The CAAC has been all along in close communication with the U.S. on the arrangement of flights between the two countries, said Zhao.
Earlier on Thursday, China's civil aviation regulator said that the country will allow more foreign carriers to operate flights into the country.
The adjustment is based on the premise that the risks related to COVID-19 are controllable, the CAAC said in a statement.
Foreign airlines currently unable to operate routes to China can choose one city in the country from which to run international flights once per week starting June 8, according to the statement.
In a bid to curb imported coronavirus cases, the CAAC said in late March that Chinese airlines could maintain just one weekly passenger flight on one route to any country and that carriers could fly no more than the number of flights they were flying on March 12.
Meanwhile, the Chinese aviation regulator said in its latest statement that flight incentives and "circuit-breaker" measures will be also implemented from June 8.

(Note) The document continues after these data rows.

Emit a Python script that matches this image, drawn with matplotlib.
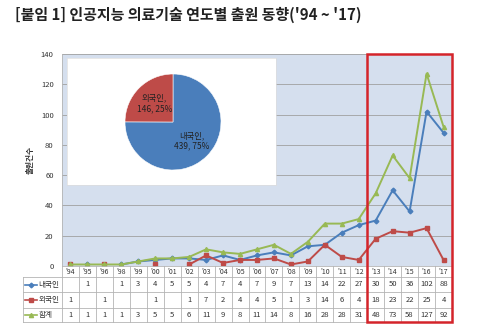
import numpy as np
import matplotlib
matplotlib.use("Agg")
import matplotlib.pyplot as plt
from matplotlib.patches import Rectangle

plt.rcParams['font.family'] = ['Noto Sans CJK KR', 'DejaVu Sans']

# filings per year (blank cells -> nan)
nan = np.nan
years = ["'94", "'95", "'96", "'98", "'99", "'00", "'01", "'02", "'03", "'04", "'05", "'06",
         "'07", "'08", "'09", "'10", "'11", "'12", "'13", "'14", "'15", "'16", "'17"]
domestic = [nan, 1, nan, 1, 3, 4, 5, 5, 4, 7, 4, 7, 9, 7, 13, 14, 22, 27, 30, 50, 36, 102, 88]
foreign = [1, nan, 1, nan, nan, 1, nan, 1, 7, 2, 4, 4, 5, 1, 3, 14, 6, 4, 18, 23, 22, 25, 4]
total = [1, 1, 1, 1, 3, 5, 5, 6, 11, 9, 8, 11, 14, 8, 16, 28, 28, 31, 48, 73, 58, 127, 92]
series_names = ['내국인', '외국인', '합계']

pie_names = ['내국인', '외국인']
pie_values = [439, 146]

highlight_from = "'13"

W, H = 480, 335
BLUE, RED, GREEN = '#4A7EBB', '#BE4B48', '#98B954'
GRID = '#B4B4B4'


def px(x0, y0, x1, y1):
    return [x0 / W, 1 - y1 / H, (x1 - x0) / W, (y1 - y0) / H]


fig = plt.figure(figsize=(W / 100, H / 100), dpi=100)
fig.text(15 / W, 1 - 15 / H, "[붙임 1] 인공지능 의료기술 연도별 출원 동향('94 ~ '17)",
         fontsize=10.8, fontweight='bold', va='center', color='#222222')

ax = fig.add_axes(px(62, 54, 452, 266))
ax.set_facecolor('#D5DFEE')
ax.yaxis.grid(True, color='#A0A0A0', lw=0.6)
ax.set_axisbelow(True)
for s in ['top', 'right']:
    ax.spines[s].set_visible(False)
for s in ['left', 'bottom']:
    ax.spines[s].set_color(GRID)
    ax.spines[s].set_linewidth(0.6)

x = np.arange(len(years))
styles = [(domestic, BLUE, 'D', 2.4), (foreign, RED, 's', 2.8), (total, GREEN, '^', 3.0)]
for vals, c, m, ms in styles:
    ax.plot(x, vals, color=c, marker=m, ms=ms, lw=1.4)

ax.set_xticks([])
ax.set_yticks(range(0, 141, 20))
ax.tick_params(axis='y', length=0, labelsize=5.5, labelcolor='#333333', pad=6)
fig.text(30 / W, 1 - 160 / H, '출원건수', rotation=90, fontsize=5.5, fontweight='bold',
         ha='center', va='center', color='#333333')

# data table under the axis
trans = ax.get_xaxis_transform()
unit = 390 / len(years)
yb = [(266 - p) / 212 for p in (266, 277, 292, 308, 322)]
xl = -0.5 - 39 / unit
for i in range(len(years) + 1):
    ax.plot([i - 0.5, i - 0.5], [yb[0], yb[-1]], color=GRID, lw=0.6, transform=trans, clip_on=False)
ax.plot([xl, xl], [yb[1], yb[-1]], color=GRID, lw=0.6, transform=trans, clip_on=False)
for yy in yb[1:]:
    ax.plot([xl, len(years) - 0.5], [yy, yy], color=GRID, lw=0.6, transform=trans, clip_on=False)

for i, yr in enumerate(years):
    ax.text(i, (yb[0] + yb[1]) / 2, yr, fontsize=5, ha='center', va='center',
            color='#333333', transform=trans)
rows = [domestic, foreign, total]
for r, (vals, name, (_, c, m, ms)) in enumerate(zip(rows, series_names, styles)):
    yc = (yb[r + 1] + yb[r + 2]) / 2
    for i, v in enumerate(vals):
        if not np.isnan(v):
            ax.text(i, yc, f'{int(v)}', fontsize=5.5, ha='center', va='center',
                    color='#333333', transform=trans)
    ax.plot([xl + 0.1, xl + 0.8], [yc, yc], color=c, lw=1.2, transform=trans, clip_on=False)
    ax.plot([xl + 0.45], [yc], color=c, marker=m, ms=ms, transform=trans, clip_on=False)
    ax.text(xl + 0.9, yc, name, fontsize=5.5, ha='left', va='center', color='#333333',
            transform=trans)

k = years.index(highlight_from)
ax.add_patch(Rectangle((k - 0.5, yb[-1]), len(years) - k, 1 - yb[-1], transform=trans,
                       fill=False, ec='#D4242A', lw=1.8, clip_on=False, zorder=5))
ax.set_xlim(-0.5, len(years) - 0.5)
ax.set_ylim(0, 140)

# inset pie of overall share
box = fig.add_axes(px(67, 58, 276, 185))
box.set_xticks([])
box.set_yticks([])
box.set_facecolor('white')
for s in box.spines.values():
    s.set_color('#DDDDDD')
    s.set_linewidth(0.5)

pax = fig.add_axes(px(125, 74, 221, 170))
tot = sum(pie_values)
labels = [f'{n},\n{v}, {round(100 * v / tot)}%' for n, v in zip(pie_names, pie_values)]
wedges, texts = pax.pie(pie_values, colors=[BLUE, RED], startangle=90, counterclock=False,
                        labels=labels, labeldistance=0.55,
                        wedgeprops=dict(edgecolor='white', linewidth=0.4),
                        textprops=dict(fontsize=6, color='#222222'))
for t in texts:
    t.set_ha('center')
    t.set_va('center')
pax.set_xlim(-1, 1)
pax.set_ylim(-1, 1)
pax.set_aspect('equal')
pax.axis('off')

fig.savefig('out.png', dpi=100)
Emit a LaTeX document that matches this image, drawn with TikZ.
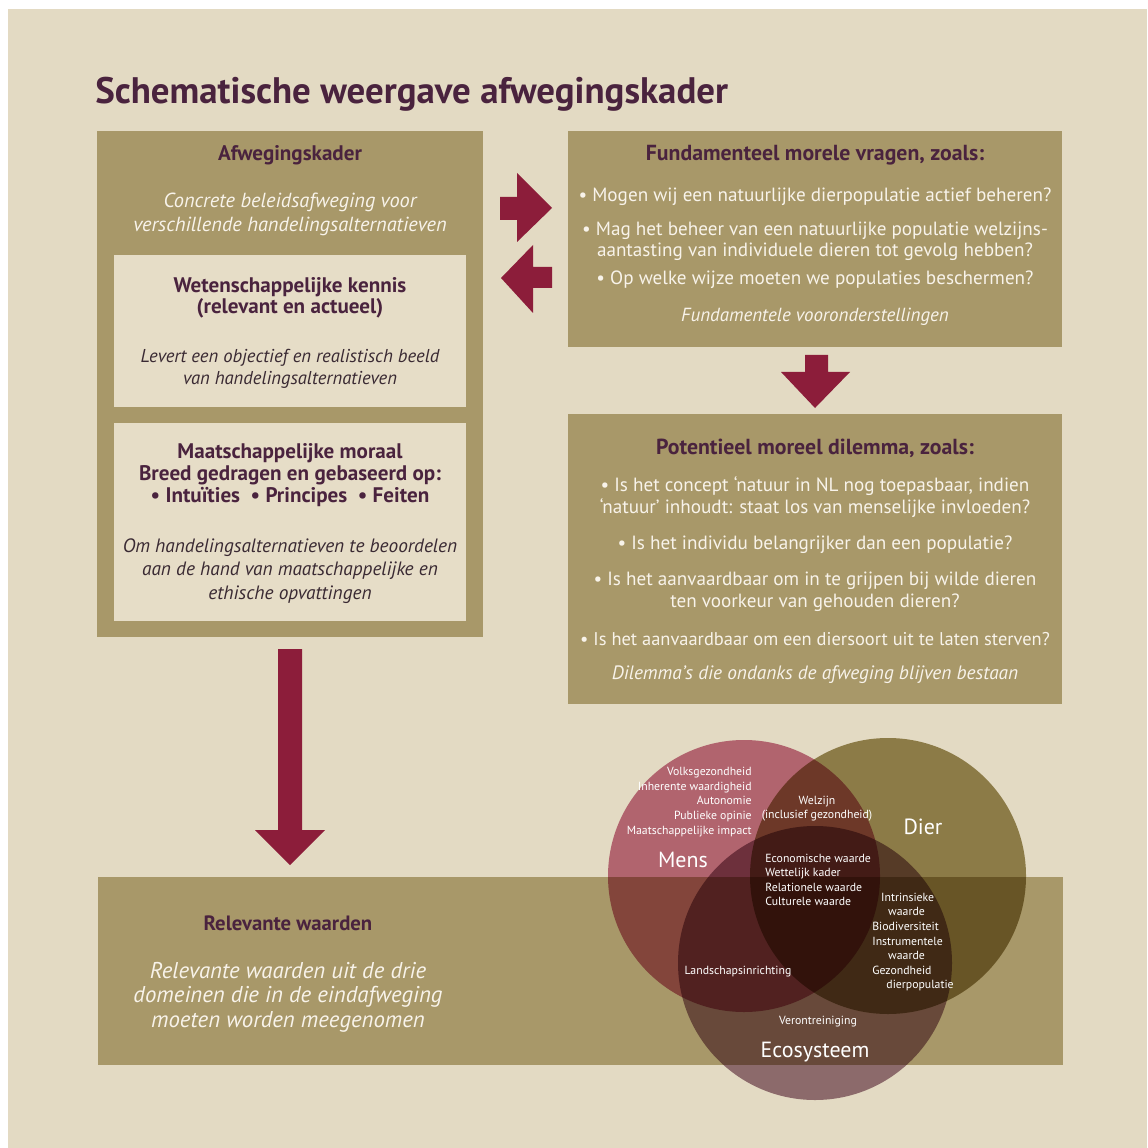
\documentclass[tikz,border=0pt]{standalone}
\usepackage{fontspec}
\setmainfont{PT Sans}
\definecolor{bgbeige}{HTML}{E3DAC3}
\definecolor{olive}{HTML}{A89869}
\definecolor{lightbox}{HTML}{E6DDC7}
\definecolor{plum}{HTML}{4A233E}
\definecolor{darktxt}{HTML}{3A2A33}
\definecolor{cream}{HTML}{F8F3EA}
\definecolor{arrowred}{HTML}{8C1D3A}
\definecolor{mensc}{HTML}{C77590}
\definecolor{dierc}{HTML}{9E905E}
\definecolor{ecoc}{HTML}{9E7C8D}
\tikzset{
  olivebox/.style={fill=olive},
  lightpanel/.style={fill=lightbox},
  blockarrow/.style={fill=arrowred},
  headtxt/.style={inner sep=0pt, text=plum, align=center, font=\bfseries\fontsize{12}{12.5}\selectfont},
  whiteital/.style={inner sep=0pt, text=cream, align=center, font=\itshape\fontsize{11.6}{13.6}\selectfont},
  darkital/.style={inner sep=0pt, text=darktxt, align=center, font=\itshape\fontsize{10.8}{12.8}\selectfont},
  bullettxt/.style={inner sep=0pt, text=cream, align=center, font=\fontsize{10.9}{12}\selectfont},
  venncircle/.style={blend mode=multiply},
  vennsmall/.style={inner sep=0pt, text=white, font=\fontsize{6.7}{8.3}\selectfont},
  vennbig/.style={inner sep=0pt, text=white, font=\fontsize{12.5}{14}\selectfont},
}
\begin{document}
\begin{tikzpicture}[x=0.02cm,y=-0.02cm]
\useasboundingbox (0,0) rectangle (1147,1148);
\fill[white] (0,0) rectangle (1147,1148);
\fill[bgbeige] (8,9) rectangle (1147,1148);

% title
\node[anchor=base west, inner sep=0pt, text=plum, font=\bfseries\fontsize{21}{23}\selectfont] (title) at (95,104) {Schematische weergave afwegingskader};

% left big box
\fill[olivebox] (97,131) rectangle (483,637);
\fill[lightpanel] (114,255) rectangle (466,407);
\fill[lightpanel] (114,423) rectangle (466,621);
\node[headtxt] (afhead) at (290,155) {Afwegingskader};
\node[whiteital] (afsub) at (290,214) {Concrete beleidsafweging voor\\verschillende handelingsalternatieven};
\node[headtxt, font=\bfseries\fontsize{12}{11.9}\selectfont] (wethead) at (290,297.5) {Wetenschappelijke kennis\\(relevant en actueel)};
\node[darkital, font=\itshape\fontsize{10.6}{12.5}\selectfont] (wetsub) at (290,369) {Levert een objectief en realistisch beeld\\van handelingsalternatieven};
\node[headtxt, font=\bfseries\fontsize{12}{12.5}\selectfont] (morhead) at (290,475) {Maatschappelijke moraal\\Breed gedragen en gebaseerd op:\\• Intuïties\enspace • Principes\enspace • Feiten};
\node[darkital, font=\itshape\fontsize{11}{13.5}\selectfont] (morsub) at (290,571) {Om handelingsalternatieven te beoordelen\\aan de hand van maatschappelijke en\\ethische opvattingen};

% right top box
\fill[olivebox] (568,131) rectangle (1062,347);
\node[headtxt, font=\bfseries\fontsize{12.4}{12.5}\selectfont] (fundhead) at (815,155) {Fundamenteel morele vragen, zoals:};
\node[bullettxt] (fq1) at (815,197) {• Mogen wij een natuurlijke dierpopulatie actief beheren?};
\node[bullettxt] (fq2) at (815,241.5) {• Mag het beheer van een natuurlijke populatie welzijns-\\aantasting van individuele dieren tot gevolg hebben?};
\node[bullettxt] (fq3) at (815,280) {• Op welke wijze moeten we populaties beschermen?};
\node[whiteital, font=\itshape\fontsize{10.8}{12}\selectfont] (fundsub) at (815,317) {Fundamentele vooronderstellingen};

% right lower box
\fill[olivebox] (568,414) rectangle (1062,704);
\node[headtxt, font=\bfseries\fontsize{12.4}{12.5}\selectfont] (dilhead) at (815,448) {Potentieel moreel dilemma, zoals:};
\node[bullettxt, font=\fontsize{10.9}{12.5}\selectfont] (dq1) at (815,497) {• Is het concept ‘natuur in NL nog toepasbaar, indien\\‘natuur’ inhoudt: staat los van menselijke invloeden?};
\node[bullettxt] (dq2) at (815,545) {• Is het individu belangrijker dan een populatie?};
\node[bullettxt, font=\fontsize{10.9}{12.8}\selectfont] (dq3) at (815,591.5) {• Is het aanvaardbaar om in te grijpen bij wilde dieren\\ten voorkeur van gehouden dieren?};
\node[bullettxt, font=\fontsize{10.5}{11.6}\selectfont] (dq4) at (815,639) {• Is het aanvaardbaar om een diersoort uit te laten sterven?};
\node[whiteital, font=\itshape\fontsize{11}{12}\selectfont] (dilsub) at (815,675) {Dilemma’s die ondanks de afweging blijven bestaan};

% block arrows
\fill[blockarrow] (500,197) -- (517,197) -- (517,173) -- (552,208) -- (517,242) -- (517,220) -- (500,220) -- cycle;
\fill[blockarrow] (552,267) -- (533,267) -- (533,245) -- (501,278) -- (533,313) -- (533,288) -- (552,288) -- cycle;
\fill[blockarrow] (805,355) -- (828,355) -- (828,372) -- (850,372) -- (815,408) -- (781,372) -- (805,372) -- cycle;
\fill[blockarrow] (278,649) -- (302,649) -- (302,830) -- (325,830) -- (290,865) -- (255,830) -- (278,830) -- cycle;

% bottom box
\fill[olivebox] (98,877) rectangle (1063,1065);
\node[headtxt, font=\bfseries\fontsize{11.8}{12.5}\selectfont] (relhead) at (288,923) {Relevante waarden};
\node[whiteital, font=\itshape\fontsize{13}{14}\selectfont] (relsub) at (288,997) {Relevante waarden uit de drie\\domeinen die in de eindafweging\\moeten worden meegenomen};

% Venn diagram
\fill[venncircle, mensc] (744,876) circle (136);
\fill[venncircle, dierc] (888,876) circle (138);
\fill[venncircle, ecoc] (815,963) circle (137);

\node[vennsmall, align=right, anchor=east] (menslist) at (752,802) {Volksgezondheid\\Inherente waardigheid\\Autonomie\\Publieke opinie\\Maatschappelijke impact};
\node[vennbig] (mens) at (683,860) {Mens};
\node[vennsmall, align=center, font=\fontsize{6.7}{7.9}\selectfont] (welzijn) at (817,809) {Welzijn\\(inclusief gezondheid)};
\node[vennbig] (dier) at (923,827) {Dier};
\node[vennsmall, align=left, anchor=west] (central) at (765,880) {Economische waarde\\Wettelijk kader\\Relationele waarde\\Culturele waarde};
\node[vennsmall, align=left, anchor=west] (dierEco) at (872,942) {\hspace*{5pt}Intrinsieke\\\hspace*{9pt}waarde\\Biodiversiteit\\Instrumentele\\\hspace*{9pt}waarde\\Gezondheid\\\hspace*{8pt}dierpopulatie};
\node[vennsmall] (landschap) at (738,972) {Landschapsinrichting};
\node[vennsmall] (veront) at (818,1022) {Verontreiniging};
\node[vennbig] (eco) at (815,1052) {Ecosysteem};
\end{tikzpicture}
\end{document}
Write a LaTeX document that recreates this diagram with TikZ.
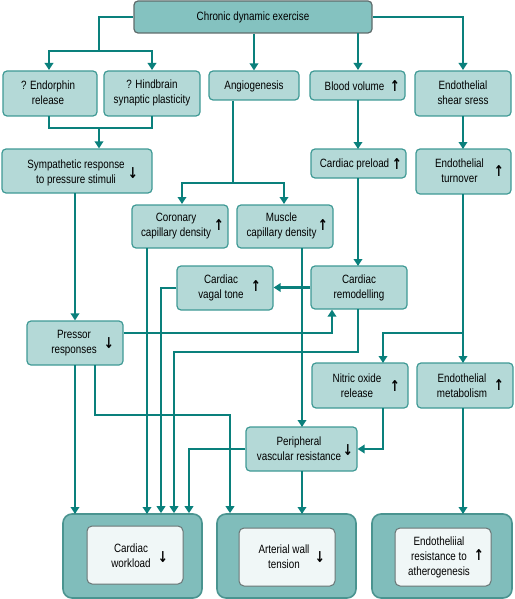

If an airline company doesn't report positive nucleic acid coronavirus test results of incoming passengers for three consecutive weeks on the same route, the carrier may fly two weekly passenger flights.
For airlines on the same route, if up to five of the incoming passengers test positive, their operation on the route would be suspended for one week. In case ten passengers test positive, the operation on the route would be held for four weeks. Once the "circuit-breaker" period ends, the related airline could resume its normal weekly passenger flights, said the statement.